Nice to see this work! I experimented with this for exe.dev before we launched. The VM itself worked really well, but there was a lot of setup to get the networking functioning. And in the end, our target are use cases that don't mind a ~1-second startup time, which meant doing a clean systemd start each time was easier.

That said, I have seen several use cases where people want a VM for something minimal, like a python interpreter, and this is absolutely the sort of approach they should be using. Lot of promise here, excited to see how far you can push it!

The thing people tend to gloss over is how CoW shines until you need to update the base image, then you start playing whack-a-mole with stale memory and hotpatching. Snapshots give you a magic boot, but god help you when you need to roll out a security fix to hundreds of forks with divergent state.

Fast startup is nice. If the workload is "run plain Python on a trusted codebase" you win, but once it gets hairier the maintenance overhead sends you straight back to yak shaving.

That is very true. We use copy on write for exe.dev base images right now, and are accumulating a lot of storage because of version drift.

We believe the fix here is to mount the base image as a read-only block device, then mount a read-write block device overlay. We have not rolled it out yet because there are some edge cases we are working through, and we convinced ourselves we could rework images after the fact onto a base image.

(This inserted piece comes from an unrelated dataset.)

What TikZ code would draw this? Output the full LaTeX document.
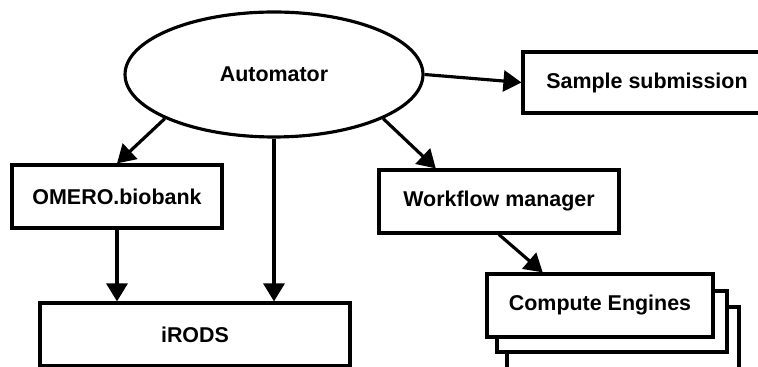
\documentclass[tikz,border=0pt]{standalone}
\usepackage{fontspec}
\setsansfont{Liberation Sans}
\usetikzlibrary{arrows.meta,calc,shapes.geometric}
\definecolor{cInk}{HTML}{000000}
\tikzset{
  every picture/.style={line width=1.8pt},
  box/.style={draw=cInk, fill=white, align=center, inner sep=2pt,
              font=\sffamily\bfseries\fontsize{12.2}{14}\selectfont, text=cInk},
  oval/.style={box, ellipse},
  flow/.style={-{Triangle[length=0.36cm,width=0.42cm]}, draw=cInk},
}
\begin{document}
\begin{tikzpicture}[x=0.02cm,y=-0.02cm]
\useasboundingbox (0,0) rectangle (758,367);

% ================================================== top: the automator
\node[oval, minimum width=5.96cm, minimum height=2.5cm] (auto) at (274,74.5) {Automator};
\node[box, minimum width=4.96cm, minimum height=1.22cm] (sample) at (647,82.5) {Sample submission};

% ================================================== middle row
\node[box, minimum width=4.2cm, minimum height=1.26cm] (omero) at (117,196.5) {OMERO.biobank};
\node[box, minimum width=4.8cm, minimum height=1.26cm] (wfm) at (499,201.5) {Workflow manager};

% ================================================== bottom: storage and engines
\node[box, minimum width=6.2cm, minimum height=1.26cm] (irods) at (195,334.5) {iRODS};
\node[box, minimum width=4.64cm, minimum height=1.26cm] (ce3) at (623,338.5) {};
\node[box, minimum width=4.6cm, minimum height=1.22cm] (ce2) at (612,321.5) {};
\node[box, minimum width=4.52cm, minimum height=1.26cm] (ce1) at (600,305.5) {Compute Engines};

% ================================================== connectors
\draw[flow] (auto.east) -- (sample.west);
\draw[flow] (auto.202) -- (omero.north);
\draw[flow] (auto.south) -- (auto.south |- irods.north);
\draw[flow] (omero.south) -- (omero.south |- irods.north);
\draw[flow] (auto.338) -- ($(wfm.north west)!0.24!(wfm.north east)$);
\draw[flow] (wfm.south) -- ($(ce1.north west)!0.25!(ce1.north east)$);

\end{tikzpicture}
\end{document}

Right now our big win from copy-on-write is cloning VMs. You can `ssh exe.dev cp curvm newvm` in about a second to split your computer into a new one. It enables a lot of great workflows.

Wouldn't you need to restart a process anyways if there's a security update? Sounds like you'd just need to kill all the VMs, start up the base again, and fork (but what do I know).

simonw seems like he's always wanting what you describe, maybe more for wasm though

I’ve been a big fan of “what’s the thinnest this could be” interpretations of sandboxes. This is a great example of that. On the other end of the spectrum there’s just-bash from the Vercel folks.

Exactly —- they skip the OS, we make it free to clone.